Although CES is still going on this week, the product announcements are more or less done. And from what I can tell, mobile hardware has reached a state of maturation.

Let’s see, six inch phones, 1080p devices, and processors with 72 GPU cores¬†were announced. These features are beginning to mean little to the advanced user, let alone the novice one. Sure there were some interesting announcements around flexible and wearable devices (see video below), but these are still experiments or demonstration vehicles that won’t be hitting the market anytime soon.

The innovation in mobile for the foreseeable future is going to come from the software. People don’t need bigger devices or better displays (although I could use a device with better battery life). People need devices that adapt to the ways they use them, or what I like to call context-aware devices.

Give me a phone that understands when I’m in a store and alerts me to content appropriate to my location, that knows when I’m on vacation and suggests things to do, or that updates navigation based on real-time traffic data. The building blocks for some of these features exist, but things such as Google Now and Siri still have a ways to go.
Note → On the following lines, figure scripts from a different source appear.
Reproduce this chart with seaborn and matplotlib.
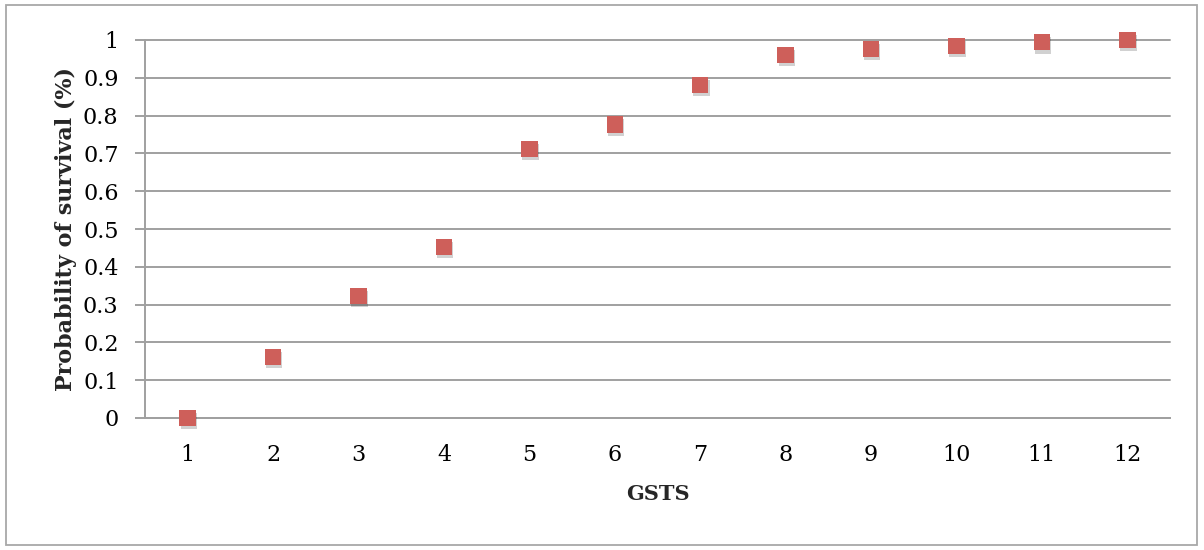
import matplotlib
matplotlib.use("Agg")
import matplotlib.pyplot as plt
import matplotlib.patheffects as pe
import seaborn as sns
import pandas as pd
from matplotlib.patches import Rectangle

# GSTS category and probability of survival
gsts = [1, 2, 3, 4, 5, 6, 7, 8, 9, 10, 11, 12]
survival = [0.0, 0.162, 0.323, 0.452, 0.712, 0.777, 0.881, 0.960, 0.976, 0.984, 0.994, 1.0]
y_ticks = [0, 0.1, 0.2, 0.3, 0.4, 0.5, 0.6, 0.7, 0.8, 0.9, 1]
y_tick_labels = ["0", "0.1", "0.2", "0.3", "0.4", "0.5", "0.6", "0.7", "0.8", "0.9", "1"]

df = pd.DataFrame({"GSTS": gsts, "survival": survival})

sns.set_theme(style="white")
plt.rcParams["font.family"] = ["DejaVu Serif"]

fig = plt.figure(figsize=(12.04, 5.5), dpi=100)
ax = fig.add_axes([145 / 1204, 1 - 418 / 550, (1170 - 145) / 1204, (418 - 40) / 550])

grid_color = "#A0A0A0"
marker_color = "#CE5F5A"

ax.set_xlim(0.5, 12.5)
ax.set_ylim(0, 1)
ax.set_yticks(y_ticks)
ax.set_yticklabels(y_tick_labels)
ax.set_xticks(gsts)
ax.set_xticklabels([str(g) for g in gsts])

for yv in y_ticks:
    ax.axhline(yv, color=grid_color, lw=1.4, zorder=1, clip_on=False)

sns.scatterplot(
    data=df, x="GSTS", y="survival", ax=ax, marker="s", s=140,
    color=marker_color, linewidth=0, zorder=3, clip_on=False,
    path_effects=[pe.SimplePatchShadow(offset=(0.8, -2.2), shadow_rgbFace="#000000", alpha=0.18), pe.Normal()],
)

for side in ["top", "right"]:
    ax.spines[side].set_visible(False)
ax.spines["left"].set_color(grid_color)
ax.spines["left"].set_linewidth(1.4)
ax.spines["bottom"].set_color(grid_color)
ax.spines["bottom"].set_linewidth(1.4)

ax.tick_params(axis="y", which="both", left=True, length=7, width=1.4, color=grid_color,
               labelsize=16, pad=12, labelcolor="#000000")
ax.tick_params(axis="x", which="both", bottom=False, labelsize=16, pad=13, labelcolor="#000000")

ax.set_xlabel("GSTS", fontsize=15, fontweight="bold", labelpad=13)
ax.set_ylabel("Probability of survival (%)", fontsize=16, fontweight="bold", labelpad=4)

# chart frame
fig.patches.append(Rectangle((6 / 1204, 5 / 550), (1197 - 6) / 1204, (545 - 5) / 550,
                             transform=fig.transFigure, fill=False, edgecolor="#A8A8A8", lw=1.3))

fig.savefig("out.png", dpi=100, facecolor="white")
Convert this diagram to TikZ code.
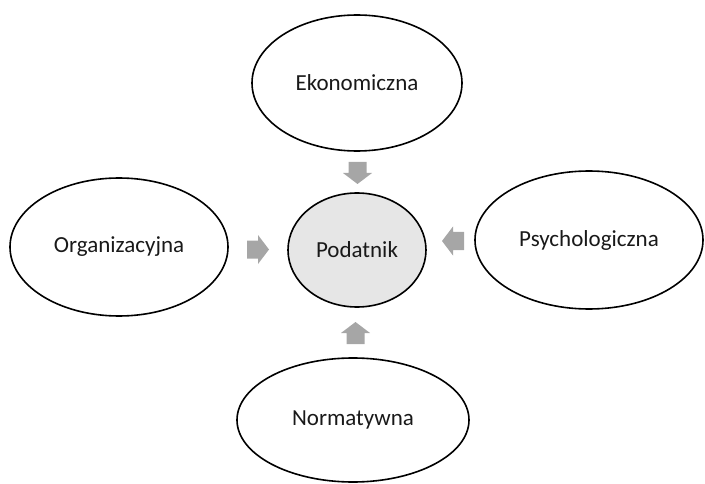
\documentclass[tikz,border=0pt]{standalone}
\usepackage{fontspec}
\setmainfont{Carlito}
\usetikzlibrary{shapes.geometric}
\definecolor{arrowgray}{HTML}{A6A6A6}
\definecolor{centerfill}{HTML}{E6E6E6}
\tikzset{
  oval/.style={ellipse, draw=black, line width=1.6pt, inner sep=0pt, font=\fontsize{23}{27}\selectfont, text=black!90},
  blockarr/.pic={\fill[arrowgray] (-11,-9)--(0,-9)--(0,-14.5)--(11,0)--(0,14.5)--(0,9)--(-11,9)--cycle;}
}
\begin{document}
\begin{tikzpicture}[x=1pt,y=1pt]
\useasboundingbox (0,0) rectangle (705,483);
\node[oval, minimum width=210, minimum height=136] (eko) at (357,400) {Ekonomiczna};
\node[oval, minimum width=218, minimum height=138] (org) at (119,236) {Organizacyjna};
\node[oval, minimum width=228, minimum height=138] (psy) at (589,243) {Psychologiczna};
\node[oval, minimum width=232, minimum height=124] (nor) at (353,63) {Normatywna};
\node[oval, fill=centerfill, minimum width=138, minimum height=114] (pod) at (357,233) {Podatnik};
\pic[rotate=-90] at (357.5,310) {blockarr};
\pic at (258,233.5) {blockarr};
\pic[rotate=180] at (453,242) {blockarr};
\pic[rotate=90] at (355.5,150) {blockarr};
\end{tikzpicture}
\end{document}
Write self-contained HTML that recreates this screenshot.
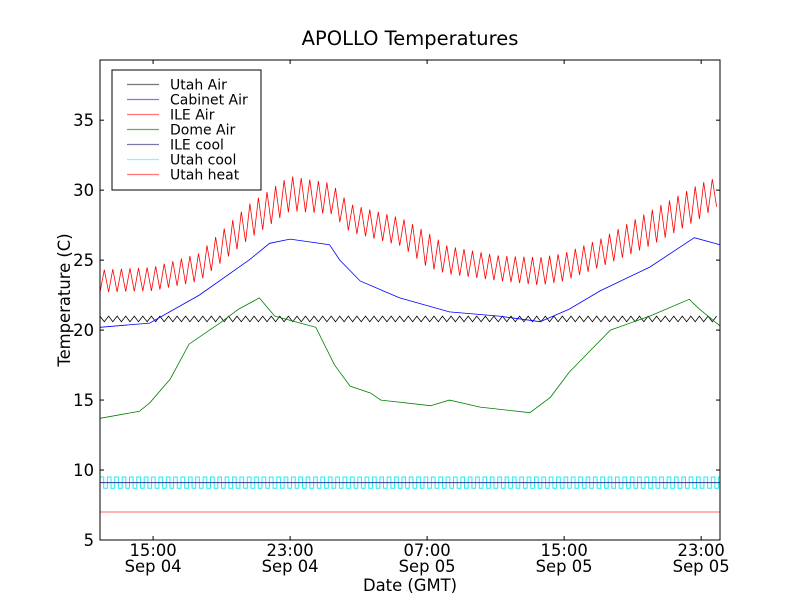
<!DOCTYPE html>
<html><head><meta charset="utf-8"><style>
body{margin:0;background:#fff;}
svg text{font-family:"DejaVu Sans","Liberation Sans",sans-serif;}
</style></head><body>
<svg id="chart" width="800" height="600" xmlns="http://www.w3.org/2000/svg">
<rect width="800" height="600" fill="#fff"/>
<text x="410" y="45" font-size="19.5" text-anchor="middle">APOLLO Temperatures</text>
<g id="plot"></g>
<rect x="100" y="60" width="620" height="480" fill="none" stroke="#000" stroke-width="1"/>
<g id="axes"></g>
<text x="410" y="591" font-size="16.4" text-anchor="middle">Date (GMT)</text>
<text transform="translate(70,300) rotate(-90)" font-size="16.4" text-anchor="middle">Temperature (C)</text>
<g id="legend"></g>
</svg>
<script>
// hours since Sep 04 00:00
const xTicks=[15,23,31,39,47];
const xTickTop=["15:00","23:00","07:00","15:00","23:00"];
const xTickBottom=["Sep 04","Sep 04","Sep 05","Sep 05","Sep 05"];
const yTicks=[5,10,15,20,25,30,35];
const ileHours=[11.9,15,17.7,20.6,23,25.4,26.5,29.5,31,32.2,35.3,37.6,39,41.1,44,47,48.1];
const ileLow=[22.7,22.8,23.5,26.5,28.5,28.3,27,26,24.5,24,23.5,23.2,23.5,24.5,26,28,29];
const ileHigh=[24.3,24.5,25.5,29,31,30.5,29,28,27,26,25.3,25.2,25.5,26.5,28.5,30.5,31];
const cabHours=[11.9,14.8,17.7,20.6,21.8,23,25.3,25.9,27.1,29.4,32.3,35.2,37.6,39.3,41.1,44,46.6,48.1];
const cabVals=[20.2,20.5,22.5,25,26.2,26.5,26.1,25,23.5,22.3,21.3,21,20.6,21.5,22.8,24.5,26.6,26.1];
const domeHours=[11.9,14.2,14.8,16,17.1,18.9,20,21.2,22.1,23.6,24.5,25.6,26.5,27.7,28.3,31.2,32.3,34.1,37,38.2,39.3,40.5,41.7,44,46.3,46.9,48.1];
const domeVals=[13.7,14.2,14.8,16.5,19,20.5,21.5,22.3,21,20.5,20.2,17.5,16,15.5,15,14.6,15,14.5,14.1,15.2,17,18.5,20,21,22.2,21.5,20.3];
const utahLow=20.6, utahHigh=21.0;
const coolLow=8.7, coolHigh=9.5;
const ileCool=9.1, utahHeat=7;
const xMin=11.9, xMax=48.1, yMin=5, yMax=39.3;
const X=h=>100+(h-xMin)/(xMax-xMin)*620;
const Y=v=>540-(v-yMin)/(yMax-yMin)*480;
const NS="http://www.w3.org/2000/svg";
const plot=document.getElementById('plot'),axes=document.getElementById('axes'),legend=document.getElementById('legend');
function mk(tag,attrs,parent){const e=document.createElementNS(NS,tag);for(const k in attrs)e.setAttribute(k,attrs[k]);parent.appendChild(e);return e;}
function interp(hs,vs,h){if(h<=hs[0])return vs[0];for(let i=1;i<hs.length;i++){if(h<=hs[i]){const t=(h-hs[i-1])/(hs[i]-hs[i-1]);return vs[i-1]+t*(vs[i]-vs[i-1]);}}return vs[vs.length-1];}
function poly(pts,color,name,w){const p=mk('polyline',{points:pts.map(q=>q[0].toFixed(1)+','+q[1].toFixed(1)).join(' '),fill:'none',stroke:color,'stroke-width':w||0.8},plot);

}
poly([[X(xMin),Y(utahHeat)],[X(xMax),Y(utahHeat)]],'#ff6666','utah-heat-line',1);
{let pts=[];const step=0.215;let s=0;for(let h=xMin;h<xMax;h+=step){const v=s%2?coolLow:coolHigh;pts.push([X(h),Y(v)]);pts.push([X(Math.min(h+step,xMax)),Y(v)]);s++;}poly(pts,'#22eeee','utah-cool-line',1);}
poly([[X(xMin),Y(ileCool)],[X(xMax),Y(ileCool)]],'#333399','ile-cool-line',1);
{let pts=[];let s=0;for(let h=xMin;h<=xMax;h+=0.25){pts.push([X(h),Y(s%2?utahLow:utahHigh)]);s++;}poly(pts,'#000','utah-air-line');}
poly(domeHours.map((h,i)=>[X(h),Y(domeVals[i])]),'#008000','dome-air-line');
poly(cabHours.map((h,i)=>[X(h),Y(cabVals[i])]),'#0000ff','cabinet-air-line');
{let pts=[];let s=0;for(let h=xMin;h<=xMax;h+=0.25){pts.push([X(h),Y(s%2?interp(ileHours,ileHigh,h):interp(ileHours,ileLow,h))]);s++;}poly(pts,'#ff0000','ile-air-line');}
yTicks.forEach(v=>{const y=Y(v);
const a=mk('line',{x1:100,x2:104,y1:y,y2:y,stroke:'#000'},axes);
const b=mk('line',{x1:716,x2:720,y1:y,y2:y,stroke:'#000'},axes);
const t=mk('text',{x:94,y:y+6,'font-size':16.4,'text-anchor':'end'},axes);t.textContent=v;});
xTicks.forEach((h,i)=>{const x=X(h);
const a=mk('line',{x1:x,x2:x,y1:536,y2:540,stroke:'#000'},axes);
const b=mk('line',{x1:x,x2:x,y1:60,y2:64,stroke:'#000'},axes);
const t=mk('text',{x:x,y:556,'font-size':16.4,'text-anchor':'middle'},axes);t.textContent=xTickTop[i];
const t2=mk('text',{x:x,y:572,'font-size':16.4,'text-anchor':'middle'},axes);t2.textContent=xTickBottom[i];});
const legNames=["Utah Air","Cabinet Air","ILE Air","Dome Air","ILE cool","Utah cool","Utah heat"];
const legColors=["#777777","#7777ff","#ff7777","#66aa66","#7777aa","#77ffff","#ff7777"];
const lb=mk('rect',{x:112,y:70,width:149,height:120,fill:'#fff',stroke:'#000','stroke-width':1},legend);

legNames.forEach((n,i)=>{const y=84.5+i*15;
const l=mk('line',{x1:127,x2:159,y1:y,y2:y,stroke:legColors[i],'stroke-width':1.2},legend);
const t=mk('text',{x:170,y:y+5,'font-size':14},legend);t.textContent=n;});
</script>
</body></html>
Computing has always been a tug of war between hardware and software. First the hardware outpaces the software, then the software jumps ahead of the hardware, then the hardware leapfrogs the software, then software catches up, and so on until a paradigm shift such as desktop to mobile computing occurs. At which time the whole cycle starts over again.

So don’t expect to be blown away by any new mobile phones this year. It’s time for the software to catch up and start utilizing the available hardware to really improve our mobile experience.